§ **Problem**
Look for "Convert" in each line of the entries, and return the matching lines.

(Rows from a dataset of charts and code)
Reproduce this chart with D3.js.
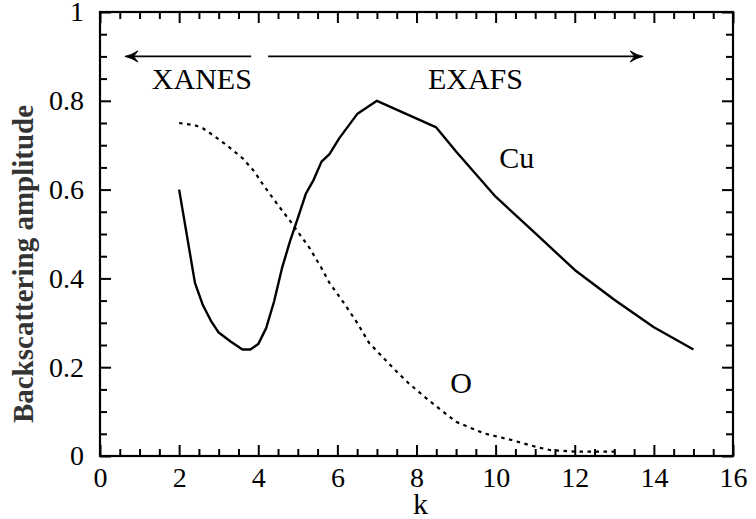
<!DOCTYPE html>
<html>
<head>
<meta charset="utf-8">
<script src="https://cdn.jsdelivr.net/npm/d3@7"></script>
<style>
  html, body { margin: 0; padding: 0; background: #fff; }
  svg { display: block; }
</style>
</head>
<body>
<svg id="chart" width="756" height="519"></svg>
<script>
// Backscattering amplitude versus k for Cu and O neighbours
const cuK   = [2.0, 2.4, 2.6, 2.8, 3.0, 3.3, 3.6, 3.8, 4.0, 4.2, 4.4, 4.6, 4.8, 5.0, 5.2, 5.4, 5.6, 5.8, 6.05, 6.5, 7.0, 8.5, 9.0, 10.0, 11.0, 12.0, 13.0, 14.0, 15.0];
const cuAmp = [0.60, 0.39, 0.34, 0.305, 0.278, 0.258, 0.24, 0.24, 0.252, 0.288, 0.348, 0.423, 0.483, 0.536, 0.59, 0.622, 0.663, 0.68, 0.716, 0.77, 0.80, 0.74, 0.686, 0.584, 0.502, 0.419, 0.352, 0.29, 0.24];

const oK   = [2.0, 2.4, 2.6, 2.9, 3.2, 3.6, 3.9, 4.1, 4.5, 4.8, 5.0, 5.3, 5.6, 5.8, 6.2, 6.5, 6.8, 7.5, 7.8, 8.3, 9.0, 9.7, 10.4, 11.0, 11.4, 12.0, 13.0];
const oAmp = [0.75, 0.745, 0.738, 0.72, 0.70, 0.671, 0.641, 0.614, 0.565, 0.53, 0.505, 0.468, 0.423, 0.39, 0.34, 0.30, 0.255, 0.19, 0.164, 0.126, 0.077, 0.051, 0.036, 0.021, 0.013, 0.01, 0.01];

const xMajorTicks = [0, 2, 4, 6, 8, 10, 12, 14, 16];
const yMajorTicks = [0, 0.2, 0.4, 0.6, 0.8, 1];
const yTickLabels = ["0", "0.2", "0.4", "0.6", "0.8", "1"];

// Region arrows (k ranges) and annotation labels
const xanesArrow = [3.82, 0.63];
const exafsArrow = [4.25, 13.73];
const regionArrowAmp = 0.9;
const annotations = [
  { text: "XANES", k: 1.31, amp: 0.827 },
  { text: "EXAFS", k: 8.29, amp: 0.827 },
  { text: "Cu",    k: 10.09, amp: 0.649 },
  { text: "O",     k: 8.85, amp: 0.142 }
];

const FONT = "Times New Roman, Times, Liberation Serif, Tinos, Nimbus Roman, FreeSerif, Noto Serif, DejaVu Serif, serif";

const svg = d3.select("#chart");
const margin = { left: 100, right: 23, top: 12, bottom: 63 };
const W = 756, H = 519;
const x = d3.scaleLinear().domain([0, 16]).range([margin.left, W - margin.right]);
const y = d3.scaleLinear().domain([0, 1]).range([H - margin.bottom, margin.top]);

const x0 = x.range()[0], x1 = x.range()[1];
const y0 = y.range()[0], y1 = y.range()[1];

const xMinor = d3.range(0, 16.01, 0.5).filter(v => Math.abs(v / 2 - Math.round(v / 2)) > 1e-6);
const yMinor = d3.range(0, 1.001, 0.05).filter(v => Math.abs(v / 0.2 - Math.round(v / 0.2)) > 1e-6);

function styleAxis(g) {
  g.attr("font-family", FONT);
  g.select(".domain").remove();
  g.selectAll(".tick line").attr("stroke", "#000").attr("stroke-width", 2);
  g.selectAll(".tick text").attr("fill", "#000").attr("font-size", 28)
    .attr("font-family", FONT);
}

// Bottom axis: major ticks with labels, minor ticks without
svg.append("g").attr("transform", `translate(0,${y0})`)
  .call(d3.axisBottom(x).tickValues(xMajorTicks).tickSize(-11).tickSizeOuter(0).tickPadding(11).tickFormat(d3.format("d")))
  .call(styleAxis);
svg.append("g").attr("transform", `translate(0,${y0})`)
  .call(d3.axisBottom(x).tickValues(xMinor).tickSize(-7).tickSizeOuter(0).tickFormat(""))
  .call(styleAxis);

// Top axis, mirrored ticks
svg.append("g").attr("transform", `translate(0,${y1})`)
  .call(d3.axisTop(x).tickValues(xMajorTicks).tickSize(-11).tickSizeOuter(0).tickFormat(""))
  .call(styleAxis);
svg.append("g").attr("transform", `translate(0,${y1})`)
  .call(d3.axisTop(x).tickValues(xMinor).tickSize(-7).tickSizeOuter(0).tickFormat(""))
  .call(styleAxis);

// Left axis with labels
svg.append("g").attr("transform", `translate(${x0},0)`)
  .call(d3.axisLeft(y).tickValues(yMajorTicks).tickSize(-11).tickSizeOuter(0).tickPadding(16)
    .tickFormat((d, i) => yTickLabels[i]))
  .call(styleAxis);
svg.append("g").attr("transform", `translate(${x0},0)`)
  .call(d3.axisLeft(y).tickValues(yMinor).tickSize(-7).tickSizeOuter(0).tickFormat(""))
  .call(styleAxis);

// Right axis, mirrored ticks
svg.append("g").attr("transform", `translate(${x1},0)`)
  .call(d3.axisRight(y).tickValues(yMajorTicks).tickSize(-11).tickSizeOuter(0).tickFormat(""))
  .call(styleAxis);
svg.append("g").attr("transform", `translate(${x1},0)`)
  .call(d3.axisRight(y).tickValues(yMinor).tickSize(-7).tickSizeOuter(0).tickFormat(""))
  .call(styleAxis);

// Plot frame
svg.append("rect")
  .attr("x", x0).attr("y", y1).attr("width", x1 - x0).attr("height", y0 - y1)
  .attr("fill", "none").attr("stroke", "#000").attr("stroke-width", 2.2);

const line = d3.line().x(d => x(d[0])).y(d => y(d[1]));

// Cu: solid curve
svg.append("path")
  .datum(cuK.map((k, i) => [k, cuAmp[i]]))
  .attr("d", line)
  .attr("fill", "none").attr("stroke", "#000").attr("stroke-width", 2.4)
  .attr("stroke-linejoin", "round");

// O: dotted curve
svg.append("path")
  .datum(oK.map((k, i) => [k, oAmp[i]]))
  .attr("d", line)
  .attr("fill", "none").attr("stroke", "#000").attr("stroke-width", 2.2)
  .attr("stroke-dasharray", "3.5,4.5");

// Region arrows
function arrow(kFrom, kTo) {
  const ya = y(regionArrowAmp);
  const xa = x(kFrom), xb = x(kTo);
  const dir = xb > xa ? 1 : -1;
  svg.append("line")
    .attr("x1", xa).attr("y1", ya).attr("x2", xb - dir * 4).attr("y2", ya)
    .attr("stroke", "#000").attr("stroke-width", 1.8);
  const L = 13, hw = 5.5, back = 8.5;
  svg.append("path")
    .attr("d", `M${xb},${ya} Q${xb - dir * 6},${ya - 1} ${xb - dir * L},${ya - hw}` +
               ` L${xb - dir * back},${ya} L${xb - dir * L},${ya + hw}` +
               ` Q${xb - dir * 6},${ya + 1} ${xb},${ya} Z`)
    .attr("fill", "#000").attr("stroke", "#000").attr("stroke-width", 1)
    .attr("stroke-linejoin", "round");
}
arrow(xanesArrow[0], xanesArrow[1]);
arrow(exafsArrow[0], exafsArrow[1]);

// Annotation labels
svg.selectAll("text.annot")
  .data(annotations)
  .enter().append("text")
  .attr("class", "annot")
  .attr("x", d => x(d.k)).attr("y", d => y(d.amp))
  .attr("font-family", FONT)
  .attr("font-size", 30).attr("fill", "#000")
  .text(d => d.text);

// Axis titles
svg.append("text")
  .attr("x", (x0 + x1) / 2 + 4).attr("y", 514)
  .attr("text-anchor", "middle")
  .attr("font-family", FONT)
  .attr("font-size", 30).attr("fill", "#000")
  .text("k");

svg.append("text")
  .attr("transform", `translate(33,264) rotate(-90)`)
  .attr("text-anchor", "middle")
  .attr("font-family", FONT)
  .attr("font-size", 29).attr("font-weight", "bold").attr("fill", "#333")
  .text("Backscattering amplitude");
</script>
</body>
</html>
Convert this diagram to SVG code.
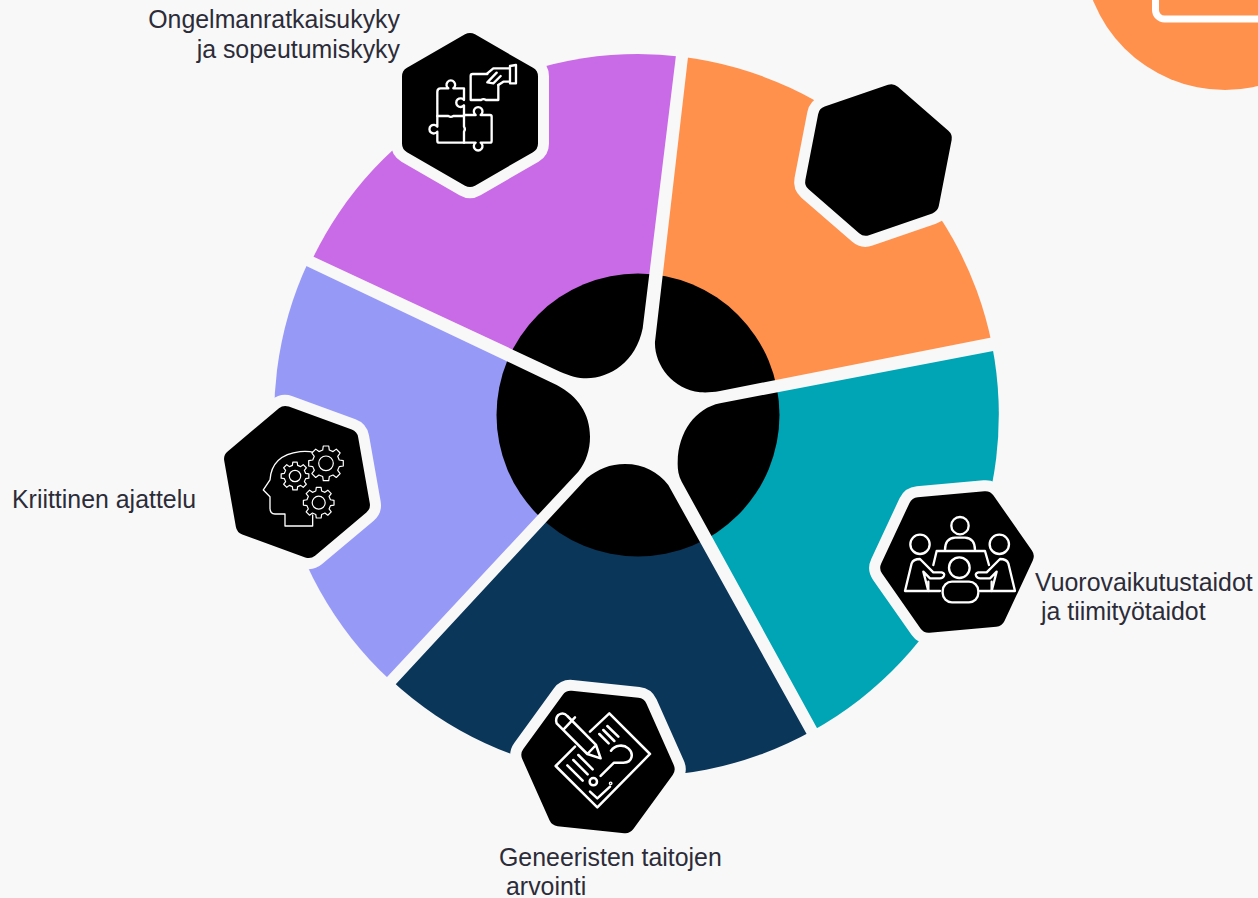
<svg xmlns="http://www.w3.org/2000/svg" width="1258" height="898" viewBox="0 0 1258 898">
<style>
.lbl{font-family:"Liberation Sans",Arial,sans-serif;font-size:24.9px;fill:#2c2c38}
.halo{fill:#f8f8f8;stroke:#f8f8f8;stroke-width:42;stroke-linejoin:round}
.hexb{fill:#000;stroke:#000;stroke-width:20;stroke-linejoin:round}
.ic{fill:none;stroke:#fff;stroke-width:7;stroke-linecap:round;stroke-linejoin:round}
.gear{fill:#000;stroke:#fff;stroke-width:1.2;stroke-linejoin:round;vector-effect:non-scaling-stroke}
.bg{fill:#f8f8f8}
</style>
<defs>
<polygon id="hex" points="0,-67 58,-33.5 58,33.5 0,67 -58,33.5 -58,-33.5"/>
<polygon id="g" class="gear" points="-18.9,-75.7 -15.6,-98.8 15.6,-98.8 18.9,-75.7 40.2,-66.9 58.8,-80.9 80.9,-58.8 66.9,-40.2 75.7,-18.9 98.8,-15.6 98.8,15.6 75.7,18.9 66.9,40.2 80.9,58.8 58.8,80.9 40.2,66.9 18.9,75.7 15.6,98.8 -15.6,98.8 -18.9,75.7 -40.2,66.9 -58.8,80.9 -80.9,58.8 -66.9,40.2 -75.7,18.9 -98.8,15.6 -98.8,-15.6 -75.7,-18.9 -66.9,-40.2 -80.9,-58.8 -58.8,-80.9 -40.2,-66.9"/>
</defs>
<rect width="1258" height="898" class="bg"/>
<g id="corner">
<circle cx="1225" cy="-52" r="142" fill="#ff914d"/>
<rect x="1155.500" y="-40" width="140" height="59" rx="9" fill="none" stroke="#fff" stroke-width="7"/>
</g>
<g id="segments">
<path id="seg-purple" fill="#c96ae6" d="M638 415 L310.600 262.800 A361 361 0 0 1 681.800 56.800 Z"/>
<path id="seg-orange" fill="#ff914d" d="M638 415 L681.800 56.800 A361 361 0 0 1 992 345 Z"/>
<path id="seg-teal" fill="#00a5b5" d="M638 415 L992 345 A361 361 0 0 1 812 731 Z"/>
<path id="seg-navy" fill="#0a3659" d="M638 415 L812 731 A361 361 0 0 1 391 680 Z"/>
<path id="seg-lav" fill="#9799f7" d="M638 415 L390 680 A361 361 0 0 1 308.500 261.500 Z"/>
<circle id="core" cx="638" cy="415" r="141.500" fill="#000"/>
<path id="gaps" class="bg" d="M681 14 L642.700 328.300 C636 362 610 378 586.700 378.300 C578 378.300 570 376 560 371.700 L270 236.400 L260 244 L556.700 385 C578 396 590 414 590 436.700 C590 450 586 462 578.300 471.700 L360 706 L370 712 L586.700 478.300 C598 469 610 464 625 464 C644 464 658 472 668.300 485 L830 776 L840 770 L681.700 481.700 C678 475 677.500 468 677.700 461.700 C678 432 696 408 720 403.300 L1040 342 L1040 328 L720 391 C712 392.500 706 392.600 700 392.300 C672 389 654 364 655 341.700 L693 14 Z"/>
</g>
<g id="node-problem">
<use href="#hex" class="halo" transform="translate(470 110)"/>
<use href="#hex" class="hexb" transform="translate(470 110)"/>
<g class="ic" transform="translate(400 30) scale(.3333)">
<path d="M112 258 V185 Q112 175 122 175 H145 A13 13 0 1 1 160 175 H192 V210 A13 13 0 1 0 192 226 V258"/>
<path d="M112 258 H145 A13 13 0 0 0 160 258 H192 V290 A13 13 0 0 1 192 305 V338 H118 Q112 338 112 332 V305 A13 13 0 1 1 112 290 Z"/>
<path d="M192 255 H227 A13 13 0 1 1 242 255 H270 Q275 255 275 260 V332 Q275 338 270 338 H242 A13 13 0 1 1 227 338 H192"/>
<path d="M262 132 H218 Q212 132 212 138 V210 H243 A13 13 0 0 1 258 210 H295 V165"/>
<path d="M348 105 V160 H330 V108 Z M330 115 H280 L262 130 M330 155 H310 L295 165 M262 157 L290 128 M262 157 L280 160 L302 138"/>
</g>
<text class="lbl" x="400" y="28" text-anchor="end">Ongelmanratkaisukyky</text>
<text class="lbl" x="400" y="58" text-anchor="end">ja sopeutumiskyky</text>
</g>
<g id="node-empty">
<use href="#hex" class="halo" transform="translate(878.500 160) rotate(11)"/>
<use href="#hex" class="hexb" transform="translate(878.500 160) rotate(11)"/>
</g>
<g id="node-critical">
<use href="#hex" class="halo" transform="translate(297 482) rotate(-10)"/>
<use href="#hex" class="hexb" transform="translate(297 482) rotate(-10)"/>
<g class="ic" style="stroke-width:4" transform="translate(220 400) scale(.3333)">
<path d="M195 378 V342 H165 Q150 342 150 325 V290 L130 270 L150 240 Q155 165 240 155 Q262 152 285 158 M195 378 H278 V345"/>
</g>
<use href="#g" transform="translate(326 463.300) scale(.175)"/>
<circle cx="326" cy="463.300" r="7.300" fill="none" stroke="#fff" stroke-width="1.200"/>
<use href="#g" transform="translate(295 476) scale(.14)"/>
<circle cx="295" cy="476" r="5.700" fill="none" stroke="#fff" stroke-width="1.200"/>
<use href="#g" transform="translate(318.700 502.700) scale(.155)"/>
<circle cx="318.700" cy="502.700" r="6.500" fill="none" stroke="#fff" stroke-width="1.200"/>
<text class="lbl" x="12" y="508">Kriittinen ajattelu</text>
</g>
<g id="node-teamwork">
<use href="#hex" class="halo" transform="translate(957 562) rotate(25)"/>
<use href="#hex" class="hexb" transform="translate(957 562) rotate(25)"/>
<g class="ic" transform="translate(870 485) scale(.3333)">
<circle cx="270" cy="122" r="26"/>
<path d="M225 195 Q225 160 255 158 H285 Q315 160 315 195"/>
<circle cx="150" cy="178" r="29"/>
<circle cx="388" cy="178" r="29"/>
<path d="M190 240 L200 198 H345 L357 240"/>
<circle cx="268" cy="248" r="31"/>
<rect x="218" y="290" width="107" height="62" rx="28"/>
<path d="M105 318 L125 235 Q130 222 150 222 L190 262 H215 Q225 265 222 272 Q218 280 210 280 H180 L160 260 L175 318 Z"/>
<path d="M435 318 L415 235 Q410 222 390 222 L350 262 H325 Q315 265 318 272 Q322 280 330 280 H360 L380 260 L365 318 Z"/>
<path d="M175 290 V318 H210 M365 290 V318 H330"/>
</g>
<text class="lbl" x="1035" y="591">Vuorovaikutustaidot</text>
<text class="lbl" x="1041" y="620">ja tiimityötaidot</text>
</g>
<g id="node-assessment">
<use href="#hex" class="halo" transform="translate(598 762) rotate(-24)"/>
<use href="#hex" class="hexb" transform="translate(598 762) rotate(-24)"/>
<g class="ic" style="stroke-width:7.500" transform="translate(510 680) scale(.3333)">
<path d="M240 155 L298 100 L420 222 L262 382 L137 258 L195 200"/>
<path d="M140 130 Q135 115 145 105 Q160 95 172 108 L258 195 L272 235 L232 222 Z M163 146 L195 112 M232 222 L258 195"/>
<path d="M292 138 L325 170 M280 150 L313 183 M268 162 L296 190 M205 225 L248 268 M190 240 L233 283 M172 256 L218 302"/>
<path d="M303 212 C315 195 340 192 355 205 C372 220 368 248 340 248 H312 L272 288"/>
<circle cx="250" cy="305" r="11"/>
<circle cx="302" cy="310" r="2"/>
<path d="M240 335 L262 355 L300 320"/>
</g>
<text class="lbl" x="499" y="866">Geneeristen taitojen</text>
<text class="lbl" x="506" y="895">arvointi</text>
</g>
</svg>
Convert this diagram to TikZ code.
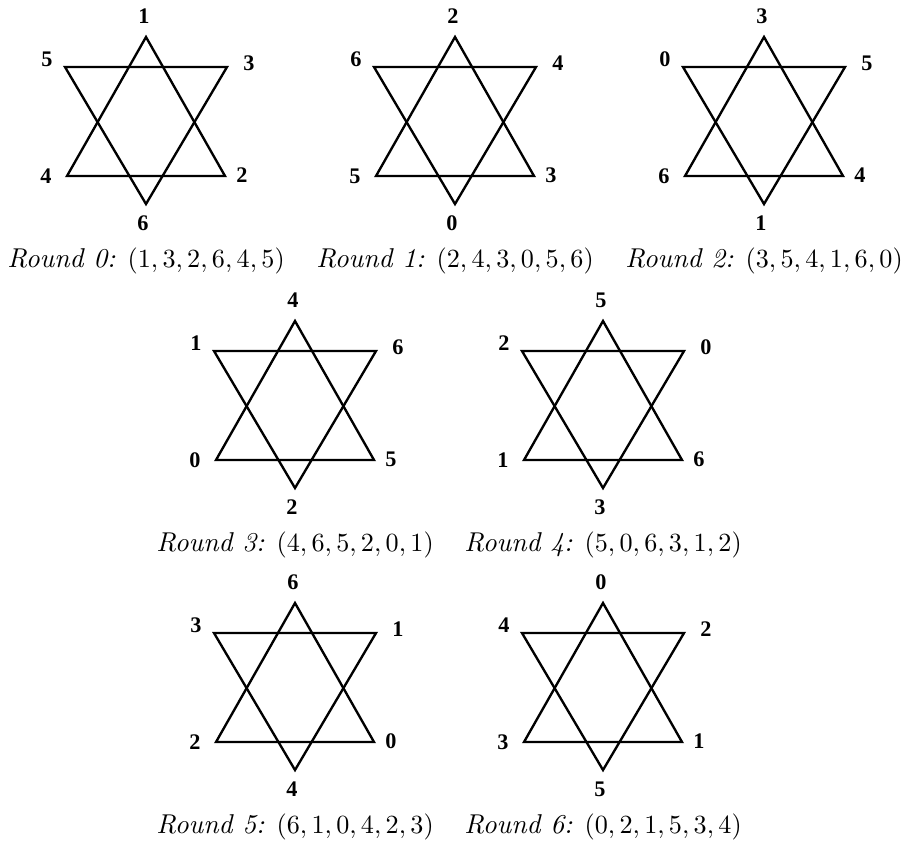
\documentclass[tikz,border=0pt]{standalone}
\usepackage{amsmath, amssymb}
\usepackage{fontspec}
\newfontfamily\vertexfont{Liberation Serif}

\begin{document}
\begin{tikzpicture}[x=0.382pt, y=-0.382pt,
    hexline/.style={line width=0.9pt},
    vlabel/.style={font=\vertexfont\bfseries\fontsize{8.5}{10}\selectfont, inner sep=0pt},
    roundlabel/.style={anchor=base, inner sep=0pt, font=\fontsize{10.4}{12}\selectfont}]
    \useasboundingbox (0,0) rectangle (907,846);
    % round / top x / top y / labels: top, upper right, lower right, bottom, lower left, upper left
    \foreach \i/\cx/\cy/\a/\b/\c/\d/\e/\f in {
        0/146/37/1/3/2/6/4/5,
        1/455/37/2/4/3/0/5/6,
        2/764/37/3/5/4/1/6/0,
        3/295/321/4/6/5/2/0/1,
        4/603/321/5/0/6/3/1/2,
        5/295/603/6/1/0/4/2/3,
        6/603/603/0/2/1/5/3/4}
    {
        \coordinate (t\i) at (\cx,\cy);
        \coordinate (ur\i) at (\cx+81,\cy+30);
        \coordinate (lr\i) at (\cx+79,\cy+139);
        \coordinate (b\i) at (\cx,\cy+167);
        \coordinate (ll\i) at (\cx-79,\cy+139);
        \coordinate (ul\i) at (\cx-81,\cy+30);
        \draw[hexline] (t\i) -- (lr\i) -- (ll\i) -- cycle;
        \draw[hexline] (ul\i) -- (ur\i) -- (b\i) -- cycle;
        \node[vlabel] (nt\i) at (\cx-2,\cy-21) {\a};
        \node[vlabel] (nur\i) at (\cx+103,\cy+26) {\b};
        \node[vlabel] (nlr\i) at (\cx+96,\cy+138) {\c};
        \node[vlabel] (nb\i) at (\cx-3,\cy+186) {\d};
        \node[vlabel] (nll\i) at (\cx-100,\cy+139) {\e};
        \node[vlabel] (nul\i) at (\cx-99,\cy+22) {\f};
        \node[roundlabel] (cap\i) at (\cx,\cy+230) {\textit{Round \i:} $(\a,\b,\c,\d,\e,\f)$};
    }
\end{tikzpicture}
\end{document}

§ **Full output**
Convert this diagram to SVG code.
Convert this diagram to TikZ code.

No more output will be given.